Воинские качества казаков Лезюр оценивает как не особенно высокие, и виной тому, по его мнению, является отвращение к порядку и дисциплине. Однако они очень выносливы, в походе не знают «ни жажды, ни голода, ни холода, ни усталости», спят на сырой земле, прислонившись к лошадям. Они такие же храбрые, как русские, но «однажды сбитые с толку, становятся добычей более слабого противника». И все же казаки обладают инстинктами животных, что дает им неоспоримое преимущество: «Горе врагу, не принявшему мер предосторожности против их тревожной зоркости, их безрассудного любопытства, их повторяющихся и всегда неожиданных атак! Ничто не скроется от их зоркого глаза, от их натренированного слуха, я бы сказал, от их почти утонченного обоняния». По мнению Лезюра, отличительное свойство казаков – их «неослабевающий инстинкт к грабежам и опустошениям, вошедший в поговорку у современных народов», и в этом отношении Лезюр сравнивает казаков с гуннами: «…никакое войско в мире не может сравниться с ними. Те самые люди, которые у себя дома гостеприимны, которые в порыве щедрости могут помочь своему врагу, не знают больше ни уважения, ни законов, ни ограничений, когда право войны предоставляет новые возможности для их жадности; как только они оказываются на территории, где встречают сопротивление, они взламывают двери, убивают жителей, пытающихся их остановить, опустошают дома от подвалов до чердаков, с невероятной быстротой разделяют добычу, крушат мебель, разбрасывают зерно, которое не могут потребить, разбивают и портят все, что не могут унести». Они похваляются, по примеру древних татар, что трава не должна больше расти на земле врага, по которой они прошли. По словам Лезюра, такая жестокость зачастую ослепляет их самих, поэтому они уничтожают средства, необходимые для их собственного существования. Ни самая суровая дисциплина, ни самые жесткие наказания не могут удержать их от этих эксцессов. Главным побудительным мотивом действий казака является добыча, но как только таких возможностей не будет, тут же пропадет весь их воинственный пыл.

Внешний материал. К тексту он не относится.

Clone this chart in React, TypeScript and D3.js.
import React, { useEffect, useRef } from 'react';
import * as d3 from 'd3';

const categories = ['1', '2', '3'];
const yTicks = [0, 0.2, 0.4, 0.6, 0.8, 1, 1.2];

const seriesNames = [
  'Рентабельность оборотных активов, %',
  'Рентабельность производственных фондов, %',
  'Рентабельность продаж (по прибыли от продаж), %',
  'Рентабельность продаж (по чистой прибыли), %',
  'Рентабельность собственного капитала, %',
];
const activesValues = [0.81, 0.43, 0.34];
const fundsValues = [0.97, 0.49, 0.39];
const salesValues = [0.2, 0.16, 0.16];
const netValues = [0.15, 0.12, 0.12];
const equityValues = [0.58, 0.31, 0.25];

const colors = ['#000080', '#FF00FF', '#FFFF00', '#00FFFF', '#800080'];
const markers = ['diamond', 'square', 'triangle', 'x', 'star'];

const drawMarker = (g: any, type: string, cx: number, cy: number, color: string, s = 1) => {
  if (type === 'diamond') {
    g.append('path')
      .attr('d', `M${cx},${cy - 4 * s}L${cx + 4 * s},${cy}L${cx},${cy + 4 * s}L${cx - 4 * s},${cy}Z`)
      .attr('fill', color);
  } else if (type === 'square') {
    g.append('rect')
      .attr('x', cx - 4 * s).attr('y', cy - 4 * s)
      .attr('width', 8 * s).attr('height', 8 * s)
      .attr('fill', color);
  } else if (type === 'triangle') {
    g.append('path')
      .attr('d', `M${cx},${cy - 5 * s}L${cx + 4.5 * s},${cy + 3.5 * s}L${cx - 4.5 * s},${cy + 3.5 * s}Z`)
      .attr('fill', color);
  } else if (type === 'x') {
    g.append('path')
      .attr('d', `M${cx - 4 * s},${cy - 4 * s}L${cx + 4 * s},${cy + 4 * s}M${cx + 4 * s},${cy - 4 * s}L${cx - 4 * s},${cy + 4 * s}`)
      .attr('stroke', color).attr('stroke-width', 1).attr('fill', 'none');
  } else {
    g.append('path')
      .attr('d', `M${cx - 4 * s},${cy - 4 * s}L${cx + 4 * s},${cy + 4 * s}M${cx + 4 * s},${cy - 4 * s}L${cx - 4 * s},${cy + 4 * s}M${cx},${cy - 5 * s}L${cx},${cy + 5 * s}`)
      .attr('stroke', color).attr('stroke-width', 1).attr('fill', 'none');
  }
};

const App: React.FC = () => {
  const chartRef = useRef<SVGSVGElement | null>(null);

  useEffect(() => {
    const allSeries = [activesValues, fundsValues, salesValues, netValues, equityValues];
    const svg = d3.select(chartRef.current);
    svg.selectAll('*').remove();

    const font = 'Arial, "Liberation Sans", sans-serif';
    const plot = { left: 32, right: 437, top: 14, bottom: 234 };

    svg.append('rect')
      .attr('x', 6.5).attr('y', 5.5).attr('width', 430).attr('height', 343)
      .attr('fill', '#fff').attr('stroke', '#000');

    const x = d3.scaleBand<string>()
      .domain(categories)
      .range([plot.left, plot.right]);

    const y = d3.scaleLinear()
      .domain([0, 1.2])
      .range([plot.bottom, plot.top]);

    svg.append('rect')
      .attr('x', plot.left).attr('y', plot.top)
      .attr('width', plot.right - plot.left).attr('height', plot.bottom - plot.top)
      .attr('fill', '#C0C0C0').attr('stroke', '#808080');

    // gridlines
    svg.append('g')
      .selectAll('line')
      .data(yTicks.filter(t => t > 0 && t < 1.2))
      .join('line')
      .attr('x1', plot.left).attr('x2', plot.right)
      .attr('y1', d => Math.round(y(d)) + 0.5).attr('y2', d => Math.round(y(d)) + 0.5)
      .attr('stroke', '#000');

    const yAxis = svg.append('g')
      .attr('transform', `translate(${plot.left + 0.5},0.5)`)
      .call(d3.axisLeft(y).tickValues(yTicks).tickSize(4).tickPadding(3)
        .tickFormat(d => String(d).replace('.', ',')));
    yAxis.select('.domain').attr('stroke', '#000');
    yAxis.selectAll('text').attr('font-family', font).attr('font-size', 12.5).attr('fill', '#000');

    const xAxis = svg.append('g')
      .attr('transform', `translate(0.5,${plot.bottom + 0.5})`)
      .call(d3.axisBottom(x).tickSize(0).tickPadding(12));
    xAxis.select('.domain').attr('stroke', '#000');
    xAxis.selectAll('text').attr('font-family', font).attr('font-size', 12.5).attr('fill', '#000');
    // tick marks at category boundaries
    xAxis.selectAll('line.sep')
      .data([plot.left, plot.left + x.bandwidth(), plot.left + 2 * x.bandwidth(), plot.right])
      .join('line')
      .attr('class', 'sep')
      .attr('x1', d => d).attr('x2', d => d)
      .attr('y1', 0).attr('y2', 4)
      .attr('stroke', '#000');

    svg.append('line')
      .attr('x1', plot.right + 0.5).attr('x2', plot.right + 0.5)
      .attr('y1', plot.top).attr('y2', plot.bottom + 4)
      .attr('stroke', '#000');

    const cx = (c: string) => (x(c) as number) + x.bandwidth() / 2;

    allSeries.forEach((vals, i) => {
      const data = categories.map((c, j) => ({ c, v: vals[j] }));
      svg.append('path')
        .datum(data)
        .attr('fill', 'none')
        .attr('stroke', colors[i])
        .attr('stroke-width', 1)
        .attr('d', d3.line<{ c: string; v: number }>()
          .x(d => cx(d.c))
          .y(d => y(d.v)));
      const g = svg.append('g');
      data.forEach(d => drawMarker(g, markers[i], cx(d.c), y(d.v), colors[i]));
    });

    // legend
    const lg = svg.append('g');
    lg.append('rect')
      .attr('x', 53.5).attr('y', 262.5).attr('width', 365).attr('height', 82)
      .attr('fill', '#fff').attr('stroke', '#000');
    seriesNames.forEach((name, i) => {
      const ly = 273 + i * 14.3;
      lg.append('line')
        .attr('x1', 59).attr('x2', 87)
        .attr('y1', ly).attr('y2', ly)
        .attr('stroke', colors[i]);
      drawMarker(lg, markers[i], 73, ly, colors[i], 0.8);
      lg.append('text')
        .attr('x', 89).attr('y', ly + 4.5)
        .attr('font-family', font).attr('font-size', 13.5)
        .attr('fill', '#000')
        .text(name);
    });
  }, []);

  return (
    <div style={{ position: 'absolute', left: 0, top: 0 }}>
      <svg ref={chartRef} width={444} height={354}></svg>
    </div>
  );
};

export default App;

Русские войска, вступившие в Париж 31 марта 1814 года, вызвали у обработанного наполеоновской пропагандой населения самый настоящий когнитивный диссонанс: парижане не могли поверить, что галантные, красивые, говорящие на прекрасном французском языке русские – это и есть ужасные казаки, «глотатели свечей» и «пожиратели детей». Париж тогда охватила настоящая александромания. Императора Александра I было за что любить: именно он настоял на сохранении Франции как великой державы, на возвращении на престол династии Бурбонов и на даровании Франции либеральной конституции. Но добро быстро забывается. Чем дальше отступал страх перед «маленьким капралом», Наполеоном Бонапартом, тем сильнее разгонялся страх перед мощной Россией.
Российская империя, будучи тогда лидирующей силой на континенте, не собиралась никого порабощать, однако уже в первые послевоенные годы в Европе, прежде всего во Франции и Великобритании, появляется значительное количество работ, поднимающих тему «русской угрозы».

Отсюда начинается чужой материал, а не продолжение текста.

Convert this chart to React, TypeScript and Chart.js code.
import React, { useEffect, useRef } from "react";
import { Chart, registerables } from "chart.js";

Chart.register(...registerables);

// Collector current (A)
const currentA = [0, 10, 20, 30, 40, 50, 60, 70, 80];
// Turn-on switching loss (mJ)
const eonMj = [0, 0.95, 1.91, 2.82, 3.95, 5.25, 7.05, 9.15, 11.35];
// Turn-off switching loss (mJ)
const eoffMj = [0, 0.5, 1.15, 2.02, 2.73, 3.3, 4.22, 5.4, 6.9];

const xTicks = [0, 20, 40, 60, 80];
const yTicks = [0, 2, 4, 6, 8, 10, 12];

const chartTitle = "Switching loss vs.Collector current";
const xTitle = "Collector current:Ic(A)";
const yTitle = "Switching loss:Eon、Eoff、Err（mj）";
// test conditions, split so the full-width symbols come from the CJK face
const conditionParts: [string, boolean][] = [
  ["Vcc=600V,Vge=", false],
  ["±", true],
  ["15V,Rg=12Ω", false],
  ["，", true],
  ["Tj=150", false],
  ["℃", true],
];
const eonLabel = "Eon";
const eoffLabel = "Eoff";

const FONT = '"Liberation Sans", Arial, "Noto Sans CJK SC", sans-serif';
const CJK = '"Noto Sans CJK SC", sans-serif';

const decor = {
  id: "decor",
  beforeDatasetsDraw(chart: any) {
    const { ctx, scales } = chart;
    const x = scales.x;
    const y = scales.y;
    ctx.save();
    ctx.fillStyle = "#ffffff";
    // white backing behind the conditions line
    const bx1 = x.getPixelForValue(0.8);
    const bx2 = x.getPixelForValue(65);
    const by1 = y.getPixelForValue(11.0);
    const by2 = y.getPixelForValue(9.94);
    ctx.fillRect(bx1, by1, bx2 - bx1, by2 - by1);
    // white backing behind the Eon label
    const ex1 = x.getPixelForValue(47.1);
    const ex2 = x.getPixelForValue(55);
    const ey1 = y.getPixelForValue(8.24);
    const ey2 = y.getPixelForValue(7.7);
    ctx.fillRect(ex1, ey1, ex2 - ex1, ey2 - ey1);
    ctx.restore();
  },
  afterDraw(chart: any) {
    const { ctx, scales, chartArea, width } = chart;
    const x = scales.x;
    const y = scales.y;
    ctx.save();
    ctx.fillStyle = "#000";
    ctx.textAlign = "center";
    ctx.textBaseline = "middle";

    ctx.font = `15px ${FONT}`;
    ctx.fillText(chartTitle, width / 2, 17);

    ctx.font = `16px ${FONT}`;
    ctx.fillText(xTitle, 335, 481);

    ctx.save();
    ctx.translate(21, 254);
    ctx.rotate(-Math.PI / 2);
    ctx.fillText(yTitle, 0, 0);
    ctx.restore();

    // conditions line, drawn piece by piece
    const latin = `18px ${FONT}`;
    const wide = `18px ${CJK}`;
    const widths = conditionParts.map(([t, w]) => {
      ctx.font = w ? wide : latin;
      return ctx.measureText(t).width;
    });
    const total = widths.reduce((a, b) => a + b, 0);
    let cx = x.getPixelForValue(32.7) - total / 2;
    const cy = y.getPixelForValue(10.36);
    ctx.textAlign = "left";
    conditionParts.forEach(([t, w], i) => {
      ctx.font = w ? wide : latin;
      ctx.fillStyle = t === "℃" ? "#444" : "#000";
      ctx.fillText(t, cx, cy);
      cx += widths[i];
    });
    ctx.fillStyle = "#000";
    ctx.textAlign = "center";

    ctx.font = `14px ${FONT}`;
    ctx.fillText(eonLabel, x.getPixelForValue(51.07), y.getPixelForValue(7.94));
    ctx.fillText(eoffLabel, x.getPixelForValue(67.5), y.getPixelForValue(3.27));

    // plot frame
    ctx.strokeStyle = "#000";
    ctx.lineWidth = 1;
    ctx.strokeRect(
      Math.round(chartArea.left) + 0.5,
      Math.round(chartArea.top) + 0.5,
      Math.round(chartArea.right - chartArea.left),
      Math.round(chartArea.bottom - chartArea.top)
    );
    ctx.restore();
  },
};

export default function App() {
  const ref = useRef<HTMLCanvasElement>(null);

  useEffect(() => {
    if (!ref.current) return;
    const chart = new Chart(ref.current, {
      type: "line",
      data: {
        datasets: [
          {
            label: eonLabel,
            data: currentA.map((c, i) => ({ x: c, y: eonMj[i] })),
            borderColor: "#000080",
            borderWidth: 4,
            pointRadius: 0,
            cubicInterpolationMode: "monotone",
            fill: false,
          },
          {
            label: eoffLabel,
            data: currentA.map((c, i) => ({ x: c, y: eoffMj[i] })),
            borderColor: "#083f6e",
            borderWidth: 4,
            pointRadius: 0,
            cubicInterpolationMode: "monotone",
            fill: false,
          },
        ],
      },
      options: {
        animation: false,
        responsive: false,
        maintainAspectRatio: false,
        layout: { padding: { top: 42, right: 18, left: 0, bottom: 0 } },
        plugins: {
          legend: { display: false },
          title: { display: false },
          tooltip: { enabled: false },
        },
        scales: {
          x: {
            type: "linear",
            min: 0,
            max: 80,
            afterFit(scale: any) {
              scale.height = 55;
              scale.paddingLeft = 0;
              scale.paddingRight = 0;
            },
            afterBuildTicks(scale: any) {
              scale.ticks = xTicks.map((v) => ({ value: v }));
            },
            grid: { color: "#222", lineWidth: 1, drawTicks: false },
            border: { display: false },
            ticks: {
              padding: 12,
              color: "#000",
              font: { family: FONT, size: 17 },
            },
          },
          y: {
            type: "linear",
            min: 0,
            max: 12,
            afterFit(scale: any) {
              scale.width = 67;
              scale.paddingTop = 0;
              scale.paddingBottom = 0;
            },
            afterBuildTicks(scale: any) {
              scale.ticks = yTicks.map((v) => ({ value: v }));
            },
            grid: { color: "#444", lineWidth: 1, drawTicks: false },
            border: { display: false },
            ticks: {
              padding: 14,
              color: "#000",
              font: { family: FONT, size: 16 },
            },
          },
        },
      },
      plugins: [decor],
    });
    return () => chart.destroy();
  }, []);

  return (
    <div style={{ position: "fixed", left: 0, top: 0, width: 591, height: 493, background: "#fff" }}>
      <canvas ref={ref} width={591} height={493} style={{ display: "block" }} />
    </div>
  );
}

Французские книги-близнецы о России
Для французов негативный, презрительно-высокомерный взгляд на Россию после Наполеоновских войн стал своего рода компенсаторной реакцией:
Франция потеряла свое положение лидирующей державы на континенте, именно в России она потерпела сокрушительное поражение, именно поход в Россию стал для Великой армии «началом конца». Однако такой взгляд через оптику превосходства вполне уживался с интересом, и особенно возросло внимание к России после смерти императора Александра I в 1825 году и восшествия на престол его брата, императора Николая Павловича. Французы размышляли о будущей политике России, тем более что воцарение Николая I было омрачено восстанием декабристов.
Но если в правящих кругах Франции шли дискуссии о дальнейшем внешнеполитическом курсе в рамках ненавистной большинству французов Венской системы, то общественное мнение в целом было настроено антироссийски. Причем штампы и клише восприятия уже были отработаны, и читающая публика ожидала, видела и воспринимала узнаваемый и привычный образ России. Поэтому, несмотря на то что книг о России было написано много, они были очень похожими, как, например, работы Альфонса Рабба, Ниелона Жильбера или Дж. Обернона, увидевшие свет во второй половине 1820-х годов.
Авторы используют одни и те же приемы, различаясь лишь степенью художественного мастерства, или, говоря ненаучным языком, художественного свиста. Однако историческая правда в таких произведениях и не требовалась, поскольку они соответствовали логике политического мифа, а исторические факты излагались так, чтобы образы и персонажи выглядели правдоподобными, то есть отвечали стереотипным представлениям читателей. К тому же авторы, писавшие о России, были уверены, что читатели не отправятся в далекую страну, чтобы проверить степень достоверности прочитанного.